Believe in yourself and give yourself enough time to learn and grow. When I just started my career as a software engineer, there was a long period of time when I constantly doubted whether I could become a good software engineer, because I felt I didn’t know much, and it took me longer to ramp up on a project than other people. I spent a long time struggling and trying to convince myself that I could grow into a good software engineer. Now, after 4 years of struggling and learning, I can finally confidently say that I think I’m a pretty solid software engineer. During these 4 years, there were times when I repeatedly asked myself “should I switch to a different career path? Is computer science really the right thing for me?” However, I often found that these doubts did not help with anything. I grew most quickly when I forgot about these questions and just concentrated on the new skills or projects.

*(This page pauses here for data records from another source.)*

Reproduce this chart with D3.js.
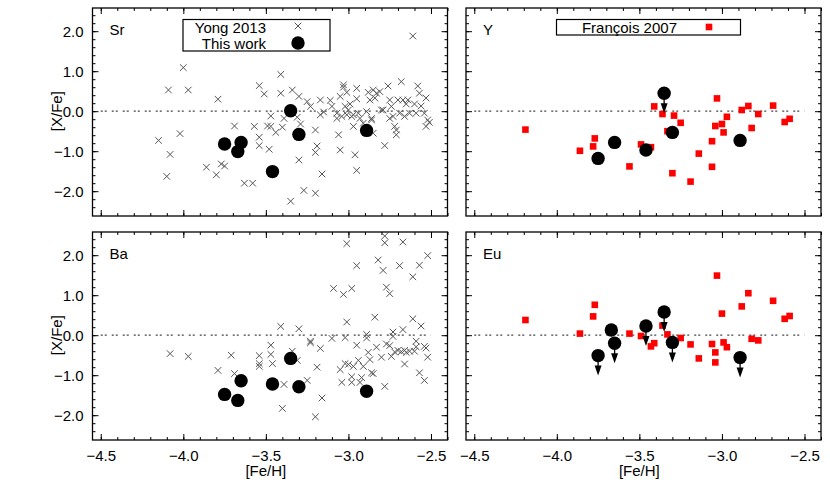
<!DOCTYPE html>
<html>
<head>
<meta charset="utf-8">
<script src="https://cdn.jsdelivr.net/npm/d3@7"></script>
<style>
  body { margin: 0; background: #fff; }
  svg { display: block; }
</style>
</head>
<body>
<div id="chart"></div>
<script>
// This work: [Fe/H] and abundance ratios
var feTW = [-3.75, -3.67, -3.65, -3.46, -3.35, -3.30, -2.89];
var srTW = [-0.82, -1.01, -0.78, -1.51, 0.01, -0.58, -0.48];
var yTW  = [-1.18, null, -0.78, -0.97, 0.45, -0.53, -0.73];
var baTW = [-1.48, -1.63, -1.14, -1.22, -0.58, -1.29, -1.40];
var euTW = [-0.51, 0.13, -0.20, 0.23, 0.58, -0.18, -0.56];
var yLimTW  = [false, false, false, false, true, false, false];
var euLimTW = [true, false, true, true, true, true, true];

// Yong 2013, Sr panel
var yongFeSr = [-4.15, -4.10, -4.08, -4.09, -4.02, -4.00, -3.97, -3.86, -3.80, -3.79,
  -3.77, -3.75, -3.69, -3.63, -3.58, -3.57, -3.54, -3.54, -3.54, -3.51,
  -3.49, -3.48, -3.47, -3.47, -3.44, -3.41, -3.41, -3.40, -3.39, -3.35,
  -3.34, -3.31, -3.30, -3.30, -3.29, -3.27, -3.25, -3.23, -3.20, -3.20,
  -3.19, -3.20, -3.17, -3.16, -3.17, -3.15, -3.11, -3.10, -3.07, -3.06,
  -3.05, -3.05, -3.04, -3.03, -3.03, -3.02, -3.01, -3.00, -2.99, -2.98,
  -2.97, -2.96, -2.95, -2.95, -2.95, -2.94, -2.93, -2.91, -2.89, -2.88,
  -2.87, -2.86, -2.86, -2.85, -2.84, -2.85, -2.83, -2.81, -2.80, -2.78,
  -2.76, -2.75, -2.75, -2.74, -2.73, -2.72, -2.71, -2.71, -2.70, -2.69,
  -2.68, -2.67, -2.66, -2.65, -2.64, -2.63, -2.61, -2.60, -2.59, -2.58,
  -2.57, -2.56, -2.54, -2.53, -2.52, -2.51, -2.53, -2.79, -3.01, -2.97, -3.07];
var yongSr = [-0.73, -1.63, -1.08, 0.53, -0.56, 1.09, 0.53, -1.40, -1.59, 0.30,
  -1.32, -1.37, -0.37, -1.80, -1.80, -0.38, 0.64, -0.65, -0.86, 0.43,
  -0.37, -0.95, -0.12, -0.38, -0.53, 0.92, 0.45, -0.40, -0.18, -2.25,
  0.53, -0.15, 0.37, -1.22, -0.32, -1.98, 0.24, 0.12, -2.05, -0.47,
  -0.87, -1.03, 0.28, -1.57, -0.09, -0.02, 0.27, 0.12, -0.05, -0.59,
  -0.97, 0.37, -0.13, 0.66, 0.60, 0.12, 0.47, 0.03, 0.18, -0.13,
  -0.38, -1.09, -1.48, 0.57, 0.31, -0.05, -0.18, -0.30, -0.01, 0.47,
  0.28, -0.22, -0.18, 0.53, 0.33, -0.55, 0.45, 0.49, 0.03, -0.86,
  0.63, 0.28, -0.18, 0.12, -0.13, -0.38, -0.59, -0.47, 0.28, -0.05,
  0.74, 0.28, -0.13, 0.18, 0.28, -0.05, 1.88, 0.18, -0.05, 0.63,
  0.45, 0.13, -0.05, 0.33, -0.22, -0.28, -0.38, 0.03, -0.09, -0.09, -0.18];

// Yong 2013, Ba panel
var yongFeBa = [-4.08, -3.97, -3.79, -3.71, -3.69, -3.54, -3.54, -3.54, -3.47, -3.47,
  -3.46, -3.40, -3.41, -3.39, -3.34, -3.31, -3.30, -3.25, -3.23, -3.23,
  -3.20, -3.19, -3.17, -3.16, -3.10, -3.09, -3.05, -3.04, -3.03, -3.02,
  -3.02, -3.01, -3.01, -3.00, -2.98, -2.98, -2.98, -2.97, -2.95, -2.95,
  -2.94, -2.93, -2.92, -2.91, -2.89, -2.89, -2.88, -2.87, -2.86, -2.85,
  -2.84, -2.83, -2.82, -2.80, -2.79, -2.78, -2.78, -2.78, -2.77, -2.77,
  -2.75, -2.75, -2.74, -2.73, -2.73, -2.72, -2.70, -2.69, -2.68, -2.67,
  -2.66, -2.67, -2.66, -2.65, -2.63, -2.61, -2.61, -2.60, -2.59, -2.59,
  -2.57, -2.57, -2.56, -2.54, -2.54, -2.53, -2.52, -2.52];
var yongBa = [-0.46, -0.53, -0.88, -0.50, -0.96, -0.51, -0.78, -0.71, -0.25, -0.48,
  -0.71, -1.83, 0.22, -1.23, -0.40, -0.63, 0.16, -1.13, -0.15, -0.19,
  -2.04, -0.80, -0.33, -1.57, -0.08, 1.17, -0.86, -1.18, 1.02, -0.71,
  -0.06, 0.33, 2.29, -0.73, -1.04, 1.17, -1.18, -0.78, 1.74, -0.25,
  -0.63, -1.18, -1.06, -0.78, -0.07, 0.02, -0.43, -0.61, -0.94, -0.96,
  0.45, -0.30, 1.88, -0.55, 1.62, 2.48, 2.31, -1.28, -0.22, 1.20,
  -0.26, 1.04, -0.53, 0.08, -0.03, -0.42, -0.38, 1.74, -0.41, 0.14,
  -0.72, 2.33, -0.38, -0.43, -0.40, 0.41, 1.46, -0.40, -0.15, -0.29,
  1.75, -0.94, 0.23, -1.13, -0.28, -0.32, 1.99, -0.55];

// François 2007 (Y and Eu share the same stars)
var franFe = [-4.19, -3.86, -3.77, -3.78, -3.56, -3.49, -3.43, -3.41, -3.36, -3.33,
  -3.29, -3.30, -3.25, -3.19, -3.14, -3.06, -3.06, -3.04, -3.03, -3.00,
  -2.99, -2.97, -2.88, -2.84, -2.82, -2.78, -2.69, -2.62, -2.59];
var franY = [-0.46, -0.99, -0.68, -0.88, -1.38, -0.83, -0.90, 0.12, -0.07, -0.50,
  -0.11, -1.55, -0.29, -1.76, -1.06, -0.75, -1.39, -0.37, 0.32, -0.32,
  -0.53, -0.14, 0.03, 0.13, -0.42, -0.07, 0.14, -0.27, -0.19];
var franEuFe = [-4.19, -3.86, -3.77, -3.78, -3.56, -3.49, -3.43, -3.41, -3.36, -3.33,
  -3.25, -3.19, -3.14, -3.06, -3.04, -3.04, -3.03, -3.00, -2.99, -2.97,
  -2.88, -2.84, -2.82, -2.78, -2.69, -2.62, -2.59];
var franEu = [0.38, 0.04, 0.76, 0.47, 0.04, -0.02, -0.28, -0.20, 0.24, 0.02,
  -0.07, -0.23, -0.58, -0.22, -0.43, -0.68, 1.49, 0.54, -0.18, -0.30,
  0.72, 1.05, -0.09, -0.13, 0.86, 0.41, 0.48];

var xTicks = [-4.5, -4.0, -3.5, -3.0, -2.5];
var yTicks = [-2, -1, 0, 1, 2];

var W = 830, H = 500,
    pw = 355, ph = 208,
    colX = [92.5, 466], rowY = [8, 232];

var font = "'Liberation Sans', Arial, sans-serif";

var x = d3.scaleLinear().domain([-4.55, -2.4]).range([0, pw]);
var y = d3.scaleLinear().domain([-2.62, 2.58]).range([ph, 0]);
var fmt = d3.format(".1f");

var xMinor = d3.range(-4.5, -2.39, 0.1).map(function(v) { return +v.toFixed(2); });
var yMinor = d3.range(-2.4, 2.41, 0.2).map(function(v) { return +v.toFixed(2); });

var panels = [
  {name: "Sr", col: 0, row: 0, refFe: yongFeSr, ref: yongSr, sym: "cross", tw: srTW, lim: null},
  {name: "Y",  col: 1, row: 0, refFe: franFe, ref: franY, sym: "square", tw: yTW, lim: yLimTW},
  {name: "Ba", col: 0, row: 1, refFe: yongFeBa, ref: yongBa, sym: "cross", tw: baTW, lim: null},
  {name: "Eu", col: 1, row: 1, refFe: franEuFe, ref: franEu, sym: "square", tw: euTW, lim: euLimTW}
];

var svg = d3.select("#chart").append("svg")
  .attr("width", W)
  .attr("height", H)
  .style("font-family", font);

panels.forEach(function(p) {
  var g = svg.append("g")
    .attr("transform", "translate(" + colX[p.col] + "," + rowY[p.row] + ")");

  // ticks, all inward, mirrored on the four sides
  function ax(gen, vals, size, labels, tr, pad) {
    var a = g.append("g")
      .attr("transform", tr)
      .call(gen.tickValues(vals).tickSize(size).tickPadding(pad || 3)
        .tickFormat(labels ? fmt : ""));
    a.select(".domain").remove();
    a.selectAll("line").attr("stroke", "#000").attr("stroke-width", 1);
    a.selectAll("text").attr("font-family", font).attr("font-size", 15).attr("fill", "#000");
    return a;
  }
  ax(d3.axisBottom(x), xMinor, -3, false, "translate(0," + ph + ")");
  ax(d3.axisTop(x), xMinor, -3, false, "translate(0,0)");
  ax(d3.axisLeft(y), yMinor, -3, false, "translate(0,0)");
  ax(d3.axisRight(y), yMinor, -3, false, "translate(" + pw + ",0)");
  ax(d3.axisBottom(x), xTicks, -6, p.row === 1, "translate(0," + ph + ")", 10);
  ax(d3.axisTop(x), xTicks, -6, false, "translate(0,0)");
  ax(d3.axisLeft(y), yTicks, -6, p.col === 0, "translate(0,0)", 9);
  ax(d3.axisRight(y), yTicks, -6, false, "translate(" + pw + ",0)");

  // zero line
  g.append("line")
    .attr("x1", x(-4.5)).attr("x2", x(-2.5))
    .attr("y1", y(0)).attr("y2", y(0))
    .attr("stroke", "#444")
    .attr("stroke-width", 1.2)
    .attr("stroke-dasharray", "2,2,2,5");

  // literature points
  var refData = p.refFe.map(function(fe, i) { return [fe, p.ref[i]]; });
  if (p.sym === "cross") {
    g.selectAll("path.ref").data(refData).enter().append("path")
      .attr("class", "ref")
      .attr("d", function(d) {
        var cx = x(d[0]), cy = y(d[1]), s = 3.3;
        return "M" + (cx - s) + "," + (cy - s) + "L" + (cx + s) + "," + (cy + s) +
               "M" + (cx - s) + "," + (cy + s) + "L" + (cx + s) + "," + (cy - s);
      })
      .attr("stroke", "#555")
      .attr("stroke-width", 1)
      .attr("fill", "none");
  } else {
    g.selectAll("rect.ref").data(refData).enter().append("rect")
      .attr("class", "ref")
      .attr("x", function(d) { return x(d[0]) - 3.3; })
      .attr("y", function(d) { return y(d[1]) - 3.3; })
      .attr("width", 6.6).attr("height", 6.6)
      .attr("fill", "#f00");
  }

  // this work
  var tw = feTW.map(function(fe, i) {
    return {fe: fe, v: p.tw[i], lim: p.lim ? p.lim[i] : false};
  }).filter(function(d) { return d.v !== null; });

  var lims = tw.filter(function(d) { return d.lim; });
  g.selectAll("line.arr").data(lims).enter().append("line")
    .attr("class", "arr")
    .attr("x1", function(d) { return x(d.fe); })
    .attr("x2", function(d) { return x(d.fe); })
    .attr("y1", function(d) { return y(d.v); })
    .attr("y2", function(d) { return y(d.v - 0.5) - 6; })
    .attr("stroke", "#000").attr("stroke-width", 1.3);
  g.selectAll("path.head").data(lims).enter().append("path")
    .attr("class", "head")
    .attr("d", function(d) {
      var cx = x(d.fe), ty = y(d.v - 0.5);
      return "M" + cx + "," + ty + "L" + (cx - 3.5) + "," + (ty - 10) + "L" + (cx + 3.5) + "," + (ty - 10) + "Z";
    })
    .attr("fill", "#000");

  g.selectAll("circle.tw").data(tw).enter().append("circle")
    .attr("class", "tw")
    .attr("cx", function(d) { return x(d.fe); })
    .attr("cy", function(d) { return y(d.v); })
    .attr("r", 6.7)
    .attr("fill", "#000");

  // border
  g.append("rect")
    .attr("width", pw).attr("height", ph)
    .attr("fill", "none")
    .attr("stroke", "#000")
    .attr("stroke-width", 1.3);

  // element label
  g.append("text")
    .attr("x", 17).attr("y", 27)
    .attr("font-size", 15)
    .text(p.name);

  if (p.col === 0) {
    svg.append("text")
      .attr("transform", "translate(57," + (rowY[p.row] + y(0)) + ") rotate(-90)")
      .attr("text-anchor", "middle")
      .attr("dy", "0.35em")
      .attr("font-size", 15)
      .text("[X/Fe]");
  }
  if (p.row === 1) {
    svg.append("text")
      .attr("x", colX[p.col] + x(-3.5))
      .attr("y", 476)
      .attr("text-anchor", "middle")
      .attr("font-size", 15)
      .text("[Fe/H]");
  }
});

// legend, top-left panel
var lg = svg.append("g");
lg.append("rect")
  .attr("x", 183).attr("y", 19.5).attr("width", 147).attr("height", 31.5)
  .attr("fill", "#fff").attr("stroke", "#000").attr("stroke-width", 1.2);
lg.append("text").attr("x", 266).attr("y", 33).attr("text-anchor", "end")
  .attr("font-size", 15).text("Yong 2013");
lg.append("path")
  .attr("d", "M294.7,22.7L301.3,29.3M294.7,29.3L301.3,22.7")
  .attr("stroke", "#555").attr("fill", "none");
lg.append("text").attr("x", 266).attr("y", 48.5).attr("text-anchor", "end")
  .attr("font-size", 15).text("This work");
lg.append("circle").attr("cx", 298).attr("cy", 43).attr("r", 6.7).attr("fill", "#000");

// legend, top-right panel
var lg2 = svg.append("g");
lg2.append("rect")
  .attr("x", 556.5).attr("y", 19.5).attr("width", 184).attr("height", 15.5)
  .attr("fill", "#fff").attr("stroke", "#000").attr("stroke-width", 1.2);
lg2.append("text").attr("x", 677).attr("y", 32.5).attr("text-anchor", "end")
  .attr("font-size", 15).text("François 2007");
lg2.append("rect").attr("x", 705.7).attr("y", 23.7).attr("width", 6.6).attr("height", 6.6)
  .attr("fill", "#f00");
</script>
</body>
</html>
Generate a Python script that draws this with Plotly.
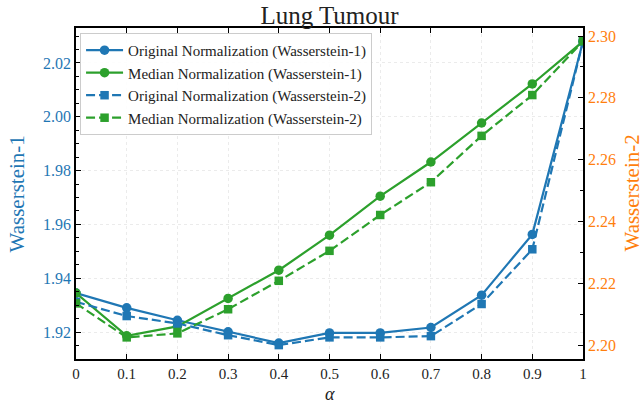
import plotly.graph_objects as go

alpha = [0, 0.1, 0.2, 0.3, 0.4, 0.5, 0.6, 0.7, 0.8, 0.9, 1.0]

orig_w1 = [1.9345, 1.9290, 1.9244, 1.9201, 1.9159, 1.9197, 1.9197, 1.9217, 1.9337, 1.9563, 2.0280]
med_w1 = [1.9345, 1.9186, 1.9221, 1.9325, 1.9430, 1.9560, 1.9705, 1.9832, 1.9977, 2.0122, 2.0280]
orig_w2 = [2.2140, 2.2094, 2.2070, 2.2032, 2.2000, 2.2025, 2.2025, 2.2029, 2.2133, 2.2310, 2.2983]
med_w2 = [2.2135, 2.2025, 2.2038, 2.2116, 2.2208, 2.2305, 2.2421, 2.2527, 2.2677, 2.2809, 2.2983]

BLUE = "#1f77b4"
GREEN = "#2ca02c"
ORANGE = "#ff7f0e"
FONT = "Liberation Serif"

fig = go.Figure()
fig.add_trace(go.Scatter(x=alpha, y=orig_w1, mode="lines+markers", name="Original Normalization (Wasserstein-1)",
                         line=dict(color=BLUE, width=2.2), marker=dict(symbol="circle", size=9.5, color=BLUE)))
fig.add_trace(go.Scatter(x=alpha, y=med_w1, mode="lines+markers", name="Median Normalization (Wasserstein-1)",
                         line=dict(color=GREEN, width=2.2), marker=dict(symbol="circle", size=9.5, color=GREEN)))
fig.add_trace(go.Scatter(x=alpha, y=orig_w2, mode="lines+markers", name="Original Normalization (Wasserstein-2)",
                         yaxis="y2", line=dict(color=BLUE, width=2.2, dash="9px,4px"),
                         marker=dict(symbol="square", size=8.5, color=BLUE)))
fig.add_trace(go.Scatter(x=alpha, y=med_w2, mode="lines+markers", name="Median Normalization (Wasserstein-2)",
                         yaxis="y2", line=dict(color=GREEN, width=2.2, dash="9px,4px"),
                         marker=dict(symbol="square", size=8.5, color=GREEN)))

grid = "rgba(0,0,0,0.08)"
fig.update_layout(
    width=644, height=406,
    margin=dict(l=76, r=61, t=28, b=47),
    paper_bgcolor="white", plot_bgcolor="white",
    font=dict(family=FONT, size=16, color="#222"),
    title=dict(text="Lung Tumour", x=0.5, xref="paper", y=1 - 15 / 406, yref="container",
               xanchor="center", yanchor="middle", font=dict(size=25, color="#222")),
    showlegend=True,
    legend=dict(x=0.008, y=0.985, xanchor="left", yanchor="top", bgcolor="rgba(255,255,255,0.9)",
                bordercolor="#cccccc", borderwidth=1, font=dict(size=15, color="#222"),
                tracegroupgap=0, itemwidth=37),
    xaxis=dict(range=[0, 1], dtick=0.1, tick0=0, ticks="inside", ticklen=5, tickcolor="black",
               showline=True, linecolor="black", linewidth=1.5, mirror="ticks", automargin=False,
               showgrid=True, gridcolor=grid, griddash="dot", zeroline=False,
               tickfont=dict(size=15, color="#222")),
    yaxis=dict(range=[1.9100, 2.0330], dtick=0.02, tick0=1.92, tickformat=".2f", ticks="inside",
               ticklen=5, tickcolor="black", showline=True, linecolor="black", linewidth=1.5,
               showgrid=True, gridcolor=grid, griddash="dot", zeroline=False, automargin=False,
               minor=dict(dtick=0.005, ticks="inside", ticklen=3, tickcolor="black", showgrid=False),
               tickfont=dict(size=16, color=BLUE)),
    yaxis2=dict(range=[2.1955, 2.3026], dtick=0.02, tick0=2.20, tickformat=".2f", ticks="inside",
                ticklen=5, tickcolor="black", overlaying="y", side="right", showline=True,
                linecolor="black", linewidth=1.5, showgrid=False, zeroline=False, automargin=False,
                minor=dict(dtick=0.01, ticks="inside", ticklen=3, tickcolor="black", showgrid=False),
                tickfont=dict(size=16, color=ORANGE)),
    annotations=[
        dict(text="<i>α</i>", x=0.5, y=-0.142, xref="paper", yref="paper", showarrow=False,
             xanchor="center", yanchor="bottom", font=dict(size=18, color="#222")),
        dict(text="Wasserstein-1", x=-0.1164, y=0.5, xref="paper", yref="paper", showarrow=False,
             textangle=-90, xanchor="center", yanchor="middle", font=dict(size=21, color=BLUE)),
        dict(text="Wasserstein-2", x=1.0947, y=0.5, xref="paper", yref="paper", showarrow=False,
             textangle=-90, xanchor="center", yanchor="middle", font=dict(size=21, color=ORANGE)),
    ],
)

fig.write_html("out.html", config={"displayModeBar": False},
               post_script="document.body.style.margin='0px';")
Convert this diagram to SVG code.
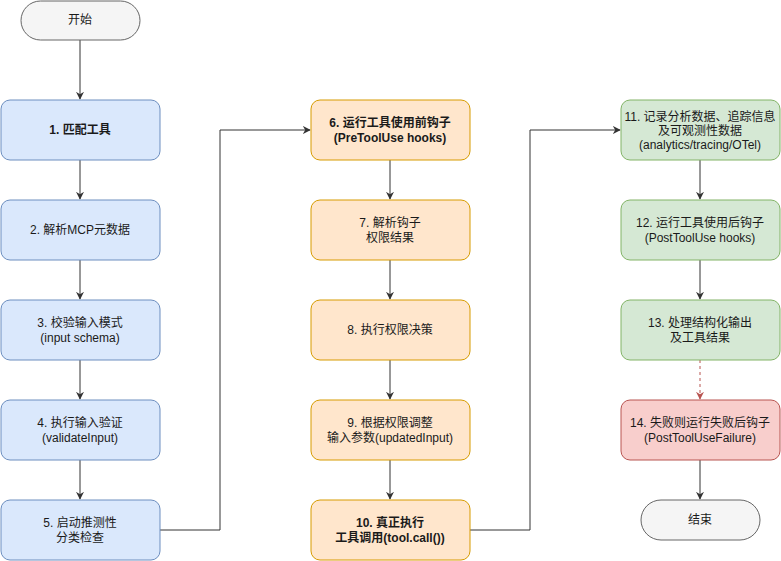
<svg xmlns="http://www.w3.org/2000/svg" width="781" height="561" viewBox="0 0 781 561">
<defs>
<style>
text{font-family:"Liberation Sans","Noto Sans CJK SC",sans-serif;font-size:12px;fill:#1a1a1a;text-anchor:middle}
.b{font-weight:bold}
.blue{fill:#dae8fc;stroke:#6c8ebf}
.org{fill:#ffe6cc;stroke:#d79b00}
.grn{fill:#d5e8d4;stroke:#82b366}
.red{fill:#f8cecc;stroke:#b85450}
.pill{fill:#f5f5f5;stroke:#666666}
.c{fill:none;stroke:#333333;stroke-width:1}
.d{fill:none;stroke:#b85450;stroke-width:1;stroke-dasharray:3 3}
</style>
<marker id="a" viewBox="0 0 10 10" refX="9" refY="5" markerWidth="8" markerHeight="8" orient="auto" markerUnits="userSpaceOnUse">
<path d="M0,0 L10,5 L0,10 L3,5 Z" fill="#333333"/>
</marker>
<marker id="ar" viewBox="0 0 10 10" refX="9" refY="5" markerWidth="8" markerHeight="8" orient="auto" markerUnits="userSpaceOnUse">
<path d="M0,0 L10,5 L0,10 L3,5 Z" fill="#b85450"/>
</marker>
</defs>
<rect width="781" height="561" fill="#ffffff"/>
<g id="connectors">
<path class="c" d="M80,40 V99" marker-end="url(#a)"/>
<path class="c" d="M80,160 V199" marker-end="url(#a)"/>
<path class="c" d="M80,260 V299" marker-end="url(#a)"/>
<path class="c" d="M80,360 V399" marker-end="url(#a)"/>
<path class="c" d="M80,460 V499" marker-end="url(#a)"/>
<path class="c" d="M160,530 H220 V130 H310" marker-end="url(#a)"/>
<path class="c" d="M390,160 V199" marker-end="url(#a)"/>
<path class="c" d="M390,260 V299" marker-end="url(#a)"/>
<path class="c" d="M390,360 V399" marker-end="url(#a)"/>
<path class="c" d="M390,460 V499" marker-end="url(#a)"/>
<path class="c" d="M470,530 H530 V130 H620" marker-end="url(#a)"/>
<path class="c" d="M700,160 V199" marker-end="url(#a)"/>
<path class="c" d="M700,260 V299" marker-end="url(#a)"/>
<path class="d" d="M700,360 V399" marker-end="url(#ar)"/>
<path class="c" d="M700,460 V499" marker-end="url(#a)"/>
</g>
<g id="start"><rect class="pill" x="21" y="1" width="119" height="39" rx="19.5"/><text x="80" y="24">开始</text></g>
<g id="n1"><rect class="blue" x="1" y="100" width="159" height="60" rx="9"/><text class="b" x="80" y="134">1. 匹配工具</text></g>
<g id="n2"><rect class="blue" x="1" y="200" width="159" height="60" rx="9"/><text x="80" y="234">2. 解析MCP元数据</text></g>
<g id="n3"><rect class="blue" x="1" y="300" width="159" height="60" rx="9"/><text x="80" y="327">3. 校验输入模式</text><text x="80" y="342">(input schema)</text></g>
<g id="n4"><rect class="blue" x="1" y="400" width="159" height="60" rx="9"/><text x="80" y="427">4. 执行输入验证</text><text x="80" y="442">(validateInput)</text></g>
<g id="n5"><rect class="blue" x="1" y="500" width="159" height="60" rx="9"/><text x="80" y="527">5. 启动推测性</text><text x="80" y="542">分类检查</text></g>
<g id="n6"><rect class="org" x="311" y="100" width="159" height="60" rx="9"/><text class="b" x="390" y="127">6. 运行工具使用前钩子</text><text class="b" x="390" y="142">(PreToolUse hooks)</text></g>
<g id="n7"><rect class="org" x="311" y="200" width="159" height="60" rx="9"/><text x="390" y="227">7. 解析钩子</text><text x="390" y="242">权限结果</text></g>
<g id="n8"><rect class="org" x="311" y="300" width="159" height="60" rx="9"/><text x="390" y="334">8. 执行权限决策</text></g>
<g id="n9"><rect class="org" x="311" y="400" width="159" height="60" rx="9"/><text x="390" y="427">9. 根据权限调整</text><text x="390" y="442">输入参数(updatedInput)</text></g>
<g id="n10"><rect class="org" x="311" y="500" width="159" height="60" rx="9"/><text class="b" x="390" y="527">10. 真正执行</text><text class="b" x="390" y="542">工具调用(tool.call())</text></g>
<g id="n11"><rect class="grn" x="621" y="100" width="159" height="60" rx="9"/><text x="700" y="121">11. 记录分析数据、追踪信息</text><text x="700" y="135">及可观测性数据</text><text x="700" y="149">(analytics/tracing/OTel)</text></g>
<g id="n12"><rect class="grn" x="621" y="200" width="159" height="60" rx="9"/><text x="700" y="227">12. 运行工具使用后钩子</text><text x="700" y="242">(PostToolUse hooks)</text></g>
<g id="n13"><rect class="grn" x="621" y="300" width="159" height="60" rx="9"/><text x="700" y="327">13. 处理结构化输出</text><text x="700" y="342">及工具结果</text></g>
<g id="n14"><rect class="red" x="621" y="400" width="159" height="60" rx="9"/><text x="700" y="427">14. 失败则运行失败后钩子</text><text x="700" y="442">(PostToolUseFailure)</text></g>
<g id="end"><rect class="pill" x="641" y="500" width="119" height="40" rx="20"/><text x="700" y="524">结束</text></g>
</svg>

Every time after I tackled a hard problem that I stuck for a long time or could finally speed up on coding after ramping up on new tech stacks, both my technical skill and my confidence would increase tremendously. Therefore, I wish I could tell the younger me to spend less time doubting myself and spend that time on learning and coding instead.
Final tips and insights
Take advantage of all resources you can reach while at school and during early career to learn about all potential career paths. This can help you decide what career path you want to pursue early and thus have less opportunity costs later to switch career paths. After you make up your mind, believe in yourself and just focus on learning and growing. But never aim for something big in the beginning – start with something small and reachable and build up your skills from there. These steps will help you avoid detours in your career development.